Oil prices for Brent crude hit their highest level since April on Thursday, holding above $87 after data the previous day showed a decline in U.S. inventories.

Simon Dawson | Bloomberg | Getty Images

Oil prices for Brent crude hit their highest level since April on Thursday, holding above $87 after data the previous day showed a decline in U.S. inventories.

Brent crude futures were up 21 cents, or 0.2%, at $87.55 a barrel by 1922 GMT. U.S. West Texas Intermediate crude futures were up 18 cents at $84.06 in trade thinned by the U.S. Independence Day holiday.

In the previous session, Brent gained 1.3% to settle at $87.34 for its highest close since April 30. WTI, meanwhile, had settled at an 11-week high of $83.88.

Those gains followed a larger than expected decline in U.S. crude stocks.
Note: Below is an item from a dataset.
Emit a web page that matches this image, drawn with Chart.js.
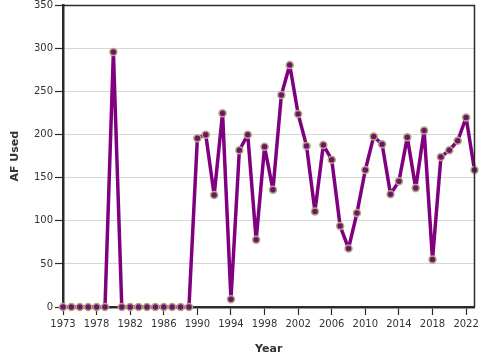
<!DOCTYPE html>
<html>
<head>
<meta charset="utf-8">
<script src="https://cdn.jsdelivr.net/npm/chart.js@4/dist/chart.umd.min.js"></script>
<style>
    html, body { margin: 0; padding: 0; background: #fff; }
    #wrap { width: 480px; height: 360px; }
</style>
</head>
<body>
<div id="wrap"><canvas id="chart" width="480" height="360"></canvas></div>
<script>
/* =====================================================
   DATA
===================================================== */

const years = [
    1974, 1975, 1976, 1977, 1978, 1979, 1980, 1981, 1982, 1983,
    1984, 1985, 1986, 1987, 1988, 1989, 1990, 1991, 1992, 1993,
    1994, 1995, 1996, 1997, 1998, 1999, 2000, 2001, 2002, 2003,
    2004, 2005, 2006, 2007, 2008, 2009, 2010, 2011, 2012, 2013,
    2014, 2015, 2016, 2017, 2018, 2019, 2020, 2021, 2022, 2023
];

const afUsed = [
    0, 0, 0, 0, 0, 0, 296, 0, 0, 0,
    0, 0, 0, 0, 0, 0, 196, 200, 130, 225,
    9, 182, 200, 78, 186, 136, 246, 281, 224, 187,
    111, 188, 171, 94, 68, 109, 159, 198, 189, 131,
    146, 197, 138, 205, 55, 174, 182, 193, 220, 159
];

const tickYears = [1974, 1978, 1982, 1986, 1990, 1994, 1998, 2002, 2006, 2010, 2014, 2018, 2022];
const tickLabels = ["1973", "1978", "1982", "1986", "1990", "1994", "1998", "2002", "2006", "2010", "2014", "2018", "2022"];


/* =====================================================
   STYLE
===================================================== */

const FONT = "'DejaVu Sans', Verdana, sans-serif";
const TEXT = "#333333";
const AXIS = "#2b2b2b";

// thin frame on top / right of the plot
const framePlugin = {
    id: "frame",
    afterDraw(chart) {
        const {ctx, chartArea: a} = chart;
        ctx.save();
        ctx.strokeStyle = AXIS;
        ctx.lineWidth = 1.5;
        ctx.beginPath();
        ctx.moveTo(a.left, a.top);
        ctx.lineTo(a.right, a.top);
        ctx.lineTo(a.right, a.bottom);
        ctx.stroke();
        ctx.restore();
    }
};


/* =====================================================
   CHART
===================================================== */

new Chart(document.getElementById("chart"), {
    type: "line",
    data: {
        datasets: [{
            label: "AF Used",
            data: years.map((y, i) => ({x: y, y: afUsed[i]})),
            borderColor: "#800080",
            borderWidth: 3.5,
            borderJoinStyle: "round",
            pointRadius: 3.5,
            pointBackgroundColor: "#6e136e",
            pointBorderColor: "#b3a97c",
            pointBorderWidth: 1.5,
            tension: 0,
            clip: false
        }]
    },
    options: {
        responsive: false,
        animation: false,
        layout: { padding: { top: 4, right: 5, left: 9, bottom: 4 } },
        plugins: {
            legend: { display: false },
            tooltip: { enabled: false }
        },
        scales: {
            x: {
                type: "linear",
                min: 1974,
                max: 2023,
                afterBuildTicks: s => { s.ticks = tickYears.map(v => ({value: v})); },
                afterFit: s => {
                    s.height = 49;
                    s.paddingLeft = 0;
                    s.paddingRight = 0;
                },
                ticks: {
                    autoSkip: false,
                    maxRotation: 0,
                    padding: 3,
                    color: TEXT,
                    font: { family: FONT, size: 10 },
                    callback: (v, i) => tickLabels[i]
                },
                grid: {
                    drawOnChartArea: false,
                    tickLength: 8,
                    tickColor: AXIS,
                    tickWidth: 1.2
                },
                border: { color: AXIS, width: 2.5 },
                title: {
                    display: true,
                    text: "Year",
                    color: TEXT,
                    font: { family: FONT, size: 11, weight: "bold" },
                    padding: { top: 6, bottom: 0 }
                }
            },
            y: {
                min: 0,
                max: 350,
                afterFit: s => {
                    s.width = 54;
                    s.paddingTop = 0;
                    s.paddingBottom = 0;
                },
                ticks: {
                    stepSize: 50,
                    padding: 2,
                    color: TEXT,
                    font: { family: FONT, size: 10 }
                },
                grid: {
                    color: "#d6d6d6",
                    lineWidth: 1,
                    tickLength: 8,
                    tickColor: AXIS,
                    tickWidth: 1.2
                },
                border: { color: AXIS, width: 2.5 },
                title: {
                    display: true,
                    text: "AF Used",
                    color: TEXT,
                    font: { family: FONT, size: 11, weight: "bold" },
                    padding: { top: 0, bottom: 4 }
                }
            }
        }
    },
    plugins: [framePlugin]
});
</script>
</body>
</html>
The U.S. Energy Information Administration reported a 12.2 million draw in inventories. Analysts polled by Reuters had expected a draw of 680,000 barrels. 

Traders were also tracking the war in Gaza and elections in France and the United Kingdom, said RBN Energy analyst Martin King.

“Trade is quiet and people are watching the physical market and geopolitical situation,” King said.

Oil prices had earlier dropped by as much as 83 cents, but the dip was expected not to last given dollar weakness and a brighter outlook for U.S. fuel demand after the EIA data, said PVM analyst Tamas Varga.

However, German industrial orders fell unexpectedly in May, adding to signs that a recovery for Europe’s largest economy remains elusive.

Demand concerns were heightened by U.S. data on Wednesday showing that first-time applications for U.S. unemployment benefits increased last week while jobless numbers also rose.

Countering that, weaker economic data could hasten interest rate cuts by the U.S. Federal Reserve, analysts said, which could be supportive for oil markets.

On Thursday, Reuters reported that Russia’s oil producers Rosneft and Lukoil will sharply cut oil exports from the Black Sea port of Novorossiisk in July, according to two sources familiar with a loading plan.

Meanwhile, Saudi Arabia’s Saudi Aramco cut the price for the flagship Arab light crude it will sell to Asia in August to $1.80 a barrel above the Oman/Dubai average.

The potential price reduction for Asia, which accounts for about 80% of Saudi’s oil exports, underscores the pressure faced by OPEC producers as non-OPEC supply continues to grow while the global economy faces headwinds.

Swiss bank UBS expects Brent crude to reach $90 a barrel this quarter, it said in a note to clients, citing OPEC+ production cuts and projected declines in oil inventories.